Aviva Investors is hoping for an improvement in market conditions to allow it to offer structured products which are both capital-protected and fully collateralised.

The company says it has built up £200m in its structured range but it wants to offer products with attractive growth rates and no market risk. The products would be offered in line with Aviva Investors’ policy of using government bond collateralisation to mitigate the effects of counterparty failure.

Product development manager Robert Corbally says market conditions have not been supportive of capital-protected products during the financial crisis, with interest rates hovering at record lows. He says: “The cost at the moment is such that it would not be a competitive or attractive product.”

Aviva currently offers only capital-at-risk products, where if the index breaches certain limits, investors lose money.

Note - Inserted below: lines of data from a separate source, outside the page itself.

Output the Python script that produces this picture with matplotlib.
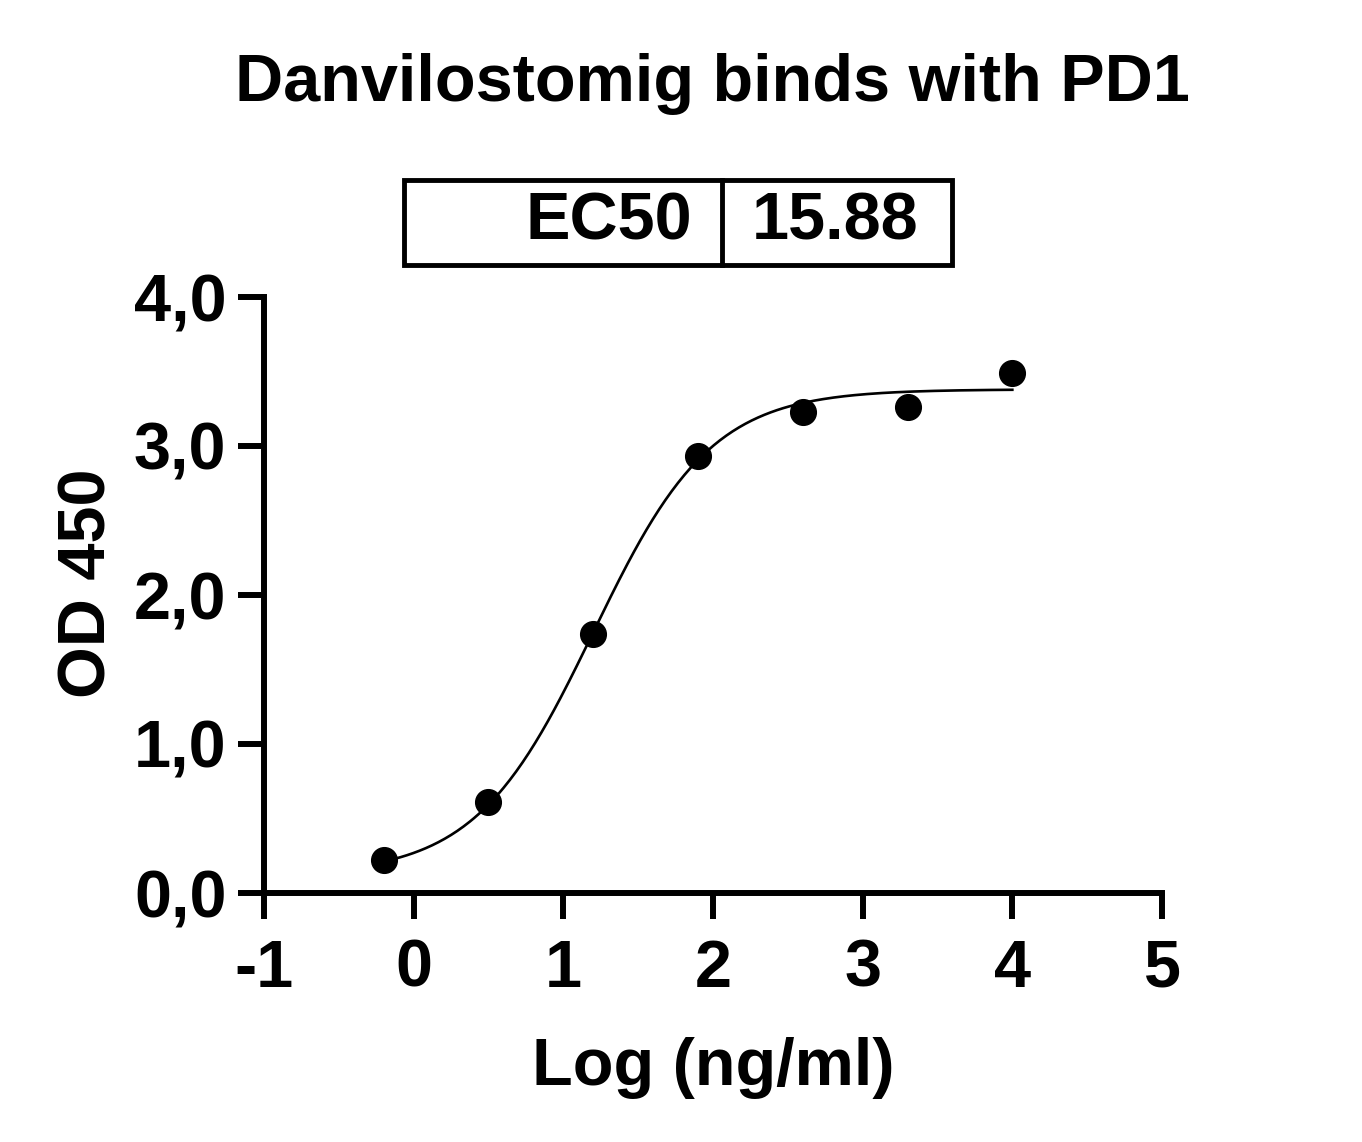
import numpy as np
import matplotlib
matplotlib.use("Agg")
import matplotlib.pyplot as plt
from matplotlib.patches import Rectangle
from matplotlib.lines import Line2D
from matplotlib.ticker import FuncFormatter

plt.rcParams["font.family"] = ["Liberation Sans", "DejaVu Sans"]
plt.rcParams["font.weight"] = "bold"
plt.rcParams["axes.unicode_minus"] = False

# Maalepunkter (log koncentration, OD450)
log_conc = [-0.2, 0.5, 1.2, 1.9, 2.6, 3.3, 4.0]
od450 = [0.22, 0.61, 1.74, 2.93, 3.23, 3.26, 3.49]

# 4PL fit parametre
bottom = 0.12
top = 3.38
log_ec50 = 1.2
hill = 1.1
ec50_text = "15.88"

x_ticks = [-1, 0, 1, 2, 3, 4, 5]
y_ticks = [0, 1, 2, 3, 4]

fig = plt.figure(figsize=(13.62, 11.42), dpi=100)
ax = fig.add_axes([264 / 1362, 1 - 893 / 1142, 898 / 1362, 596 / 1142])

xfit = np.linspace(min(log_conc), max(log_conc), 300)
yfit = bottom + (top - bottom) / (1 + 10 ** ((log_ec50 - xfit) * hill))
ax.plot(xfit, yfit, color="black", lw=1.9)
ax.plot(log_conc, od450, "o", color="black", ms=18.5, clip_on=False)

ax.set_xlim(-1, 5)
ax.set_ylim(0, 4)
ax.set_xticks(x_ticks)
ax.set_yticks(y_ticks)
ax.xaxis.set_major_formatter(FuncFormatter(lambda v, p: f"{v:.0f}"))
ax.yaxis.set_major_formatter(FuncFormatter(lambda v, p: f"{v:.1f}".replace(".", ",")))
for s in ["top", "right"]:
    ax.spines[s].set_visible(False)
for s in ["left", "bottom"]:
    ax.spines[s].set_linewidth(4.3)
ax.tick_params(width=4.3, length=19, labelsize=48)
ax.tick_params(axis="x", pad=14)
ax.tick_params(axis="y", pad=8)
for lab in ax.get_xticklabels() + ax.get_yticklabels():
    lab.set_fontweight("bold")

ax.set_xlabel("Log (ng/ml)", fontsize=48, fontweight="bold", labelpad=26)
ax.set_ylabel("OD 450", fontsize=48, fontweight="bold", labelpad=10)
ax.yaxis.label.set_y(0.52)
fig.text(712 / 1362, 1 - 84 / 1142, "Danvilostomig binds with PD1",
         fontsize=48, fontweight="bold", ha="center", va="center")

# EC50 tabel
W, H = 1362, 1142
box = Rectangle((404 / W, 1 - 265 / H), 548 / W, 85 / H, transform=fig.transFigure,
                fill=False, lw=3.5, ec="black")
fig.add_artist(box)
fig.add_artist(Line2D([722 / W, 722 / W], [1 - 180 / H, 1 - 265 / H],
                      transform=fig.transFigure, color="black", lw=3.5))
fig.text(692 / W, 1 - 222 / H, "EC50", fontsize=48, fontweight="bold",
         ha="right", va="center")
fig.text(835 / W, 1 - 222 / H, ec50_text, fontsize=48, fontweight="bold",
         ha="center", va="center")

fig.savefig("out.png", dpi=100)
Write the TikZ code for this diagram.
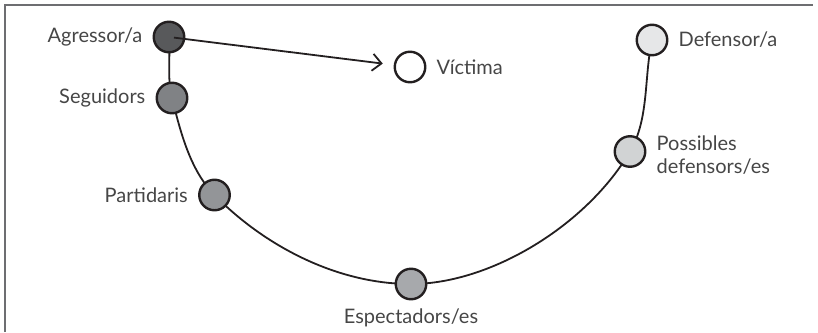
\documentclass[tikz,border=0pt]{standalone}
\usepackage{fontspec}
\setmainfont{Lato}
\usetikzlibrary{arrows.meta,backgrounds}
\definecolor{txt}{HTML}{464646}
\definecolor{framec}{HTML}{6D6E71}
\definecolor{strokec}{HTML}{231F20}
\definecolor{cA}{HTML}{58595B}
\definecolor{cS}{HTML}{808285}
\definecolor{cP}{HTML}{939598}
\definecolor{cE}{HTML}{A7A9AC}
\definecolor{cPo}{HTML}{D1D3D4}
\definecolor{cD}{HTML}{E6E7E8}
\begin{document}
\begin{tikzpicture}[x=1pt,y=-1pt,
  role/.style={circle, draw=strokec, line width=2.4pt, minimum size=30.5pt, inner sep=0pt},
  lbl/.style={text=txt, font=\fontsize{20}{23}\selectfont, inner sep=0pt},
  curveline/.style={draw=strokec, line width=1.8pt},
  frameline/.style={draw=framec, line width=2pt},
  every label/.style={lbl}]
\useasboundingbox (0,0) rectangle (818,332);
\draw[frameline] (5,332) -- (5,5) -- (813,5);
\node[role, fill=cA, label={[label distance=10pt]left:Agressor/a}] (agr) at (169,37) {};
\node[role, fill=cS, label={[label distance=10pt]left:Seguidors}] (seg) at (172,98) {};
\node[role, fill=cP, label={[label distance=10pt]left:Partidaris}] (par) at (214.5,195) {};
\node[role, fill=cE, label={[label distance=8pt]below:Espectadors/es}] (esp) at (411,284) {};
\node[role, fill=cPo, label={[label distance=10pt, align=left, yshift=-4pt]right:Possibles\\defensors/es}] (pos) at (630,151.5) {};
\node[role, fill=cD, label={[label distance=10pt]right:Defensor/a}] (def) at (652,40) {};
\node[role, fill=white, label={[label distance=10pt]right:Víctima}] (vic) at (410,67) {};
\begin{scope}[on background layer]
\draw[curveline] (agr.center) .. controls +(1.5,20) and +(-5,-19.5) .. (seg.center)
  .. controls +(8.5,34) and +(-24.5,-25) .. (par.center)
  .. controls +(49,50) and +(-75,0) .. (esp.center)
  .. controls +(80,0) and +(-43,73.3) .. (pos.center)
  .. controls +(19.3,-32.8) and +(-8.1,37.1) .. (def.center);
\end{scope}
\draw[draw=strokec, line width=1.8pt, shorten <=5pt, shorten >=11pt, -{Straight Barb[length=9pt,width=17pt,line width=1.8pt]}] (agr.center) -- (vic);
\end{tikzpicture}
\end{document}
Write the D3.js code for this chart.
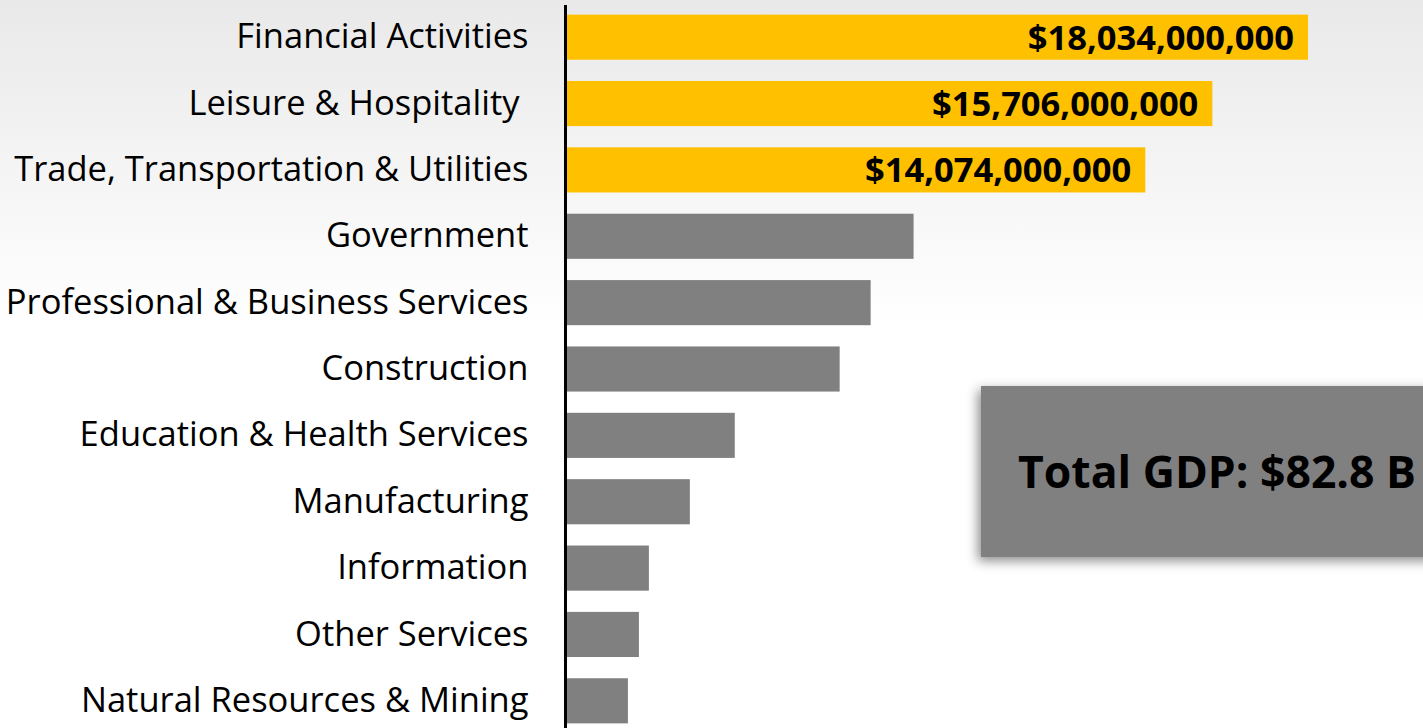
<!DOCTYPE html>
<html>
<head>
<meta charset="utf-8">
<script src="https://cdn.jsdelivr.net/npm/d3@7"></script>
<style>
  body { margin: 0; overflow: hidden; }
</style>
</head>
<body>
<div id="chart"></div>
<script>
// data, in millions of dollars
var sectors = ["Financial Activities", "Leisure & Hospitality ", "Trade, Transportation & Utilities",
  "Government", "Professional & Business Services", "Construction", "Education & Health Services",
  "Manufacturing", "Information", "Other Services", "Natural Resources & Mining"];
var gdp = [18034, 15706, 14074, 8435, 7390, 6636, 4083, 2990, 1993, 1750, 1483];
var highlighted = [true, true, true, false, false, false, false, false, false, false, false];
var totalLabel = "Total GDP: $82.8 B";

var W = 1423, H = 728;
var margin = {top: 4, right: 0, bottom: 0, left: 567};

var svg = d3.select("#chart").append("svg")
    .attr("width", W)
    .attr("height", H);

var defs = svg.append("defs");
var grad = defs.append("linearGradient")
    .attr("id", "bg").attr("x1", 0).attr("y1", 0).attr("x2", 0).attr("y2", 1);
grad.append("stop").attr("offset", "0%").attr("stop-color", "#e9e9e9");
grad.append("stop").attr("offset", "45%").attr("stop-color", "#ffffff");
grad.append("stop").attr("offset", "100%").attr("stop-color", "#ffffff");

var shadow = defs.append("filter").attr("id", "shadow")
    .attr("x", "-20%").attr("y", "-30%").attr("width", "140%").attr("height", "160%");
shadow.append("feDropShadow")
    .attr("dx", -3).attr("dy", 4).attr("stdDeviation", 6)
    .attr("flood-color", "#000").attr("flood-opacity", 0.45);

svg.append("rect").attr("width", W).attr("height", H).attr("fill", "url(#bg)");

var x = d3.scaleLinear().domain([0, 18034]).range([margin.left, 1308]);
var y = d3.scaleBand().domain(sectors).range([margin.top, H + 6]).paddingInner(0.32).paddingOuter(0.16);

// bars
svg.selectAll(".bar")
    .data(sectors)
    .enter().append("rect")
    .attr("class", "bar")
    .attr("x", x(0))
    .attr("y", function(d) { return y(d); })
    .attr("width", function(d, i) { return x(gdp[i]) - x(0); })
    .attr("height", y.bandwidth())
    .attr("fill", function(d, i) { return highlighted[i] ? "#ffc000" : "#808080"; });

// value labels on highlighted bars
svg.selectAll(".val")
    .data(sectors.filter(function(d, i) { return highlighted[i]; }))
    .enter().append("text")
    .attr("x", function(d) { return x(gdp[sectors.indexOf(d)]) - 14; })
    .attr("y", function(d) { return y(d) + y.bandwidth() / 2; })
    .attr("dy", "0.36em")
    .attr("text-anchor", "end")
    .attr("font-family", "Open Sans")
    .attr("font-weight", "bold")
    .attr("font-size", 34.5)
    .attr("fill", "#000")
    .text(function(d) { return "$" + d3.format(",")(gdp[sectors.indexOf(d)] * 1e6); });

// y axis (labels + line)
var yAxis = svg.append("g")
    .attr("transform", "translate(" + (margin.left - 1.5) + ",0)")
    .call(d3.axisLeft(y).tickSize(0).tickPadding(37));
yAxis.select(".domain").attr("d", "M0," + 5 + "V" + H).attr("stroke", "#000").attr("stroke-width", 3);
yAxis.selectAll("text")
    .attr("font-family", "Open Sans")
    .attr("font-size", 34.5)
    .attr("fill", "#000")
    .style("white-space", "pre");

// total box
svg.append("rect")
    .attr("x", 981).attr("y", 386)
    .attr("width", 460).attr("height", 171)
    .attr("fill", "#808080")
    .attr("filter", "url(#shadow)");
svg.append("text")
    .attr("x", 1018).attr("y", 472)
    .attr("dy", "0.36em")
    .attr("font-family", "Open Sans")
    .attr("font-weight", "bold")
    .attr("font-size", 44.5)
    .attr("fill", "#000")
    .text(totalLabel);
</script>
</body>
</html>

Corbally says: “All the products we offer still have capital at risk if the FTSE 100 index falls below 50 per cent.”

Structured products use inv-estors’ capital to buy a derivative from an investment bank that delivers prefixed capital growth or income based on the performance of an index.

If the bank, known as the counterparty, collapses, the derivative can become worthless, as was the case for NDF, Arc, DRL and Meteor products that used failed US bank Lehman Brothers as counterparty.

However, when Aviva buys the derivatives, it insists that the counterparty hands it a port-folio of UK, US, Canadian, French or German government bonds as collateral, which is adjusted daily to match the daily value of the derivative.

That means even if the counterparty fails, investors can be repaid out of the collateral, alth-ough losses are possible if the collateral portfolio has been reduced to match falls in the value of the derivative.

Lowes Financial Management managing director Ian Lowes says fully protected, fully collateralised funds might be attractive to some investors but he is doubtful that groups such as Aviva can offer them with attractive rates. He says: “You have got to get something above cash returns but I am not sure where it is going to come from.”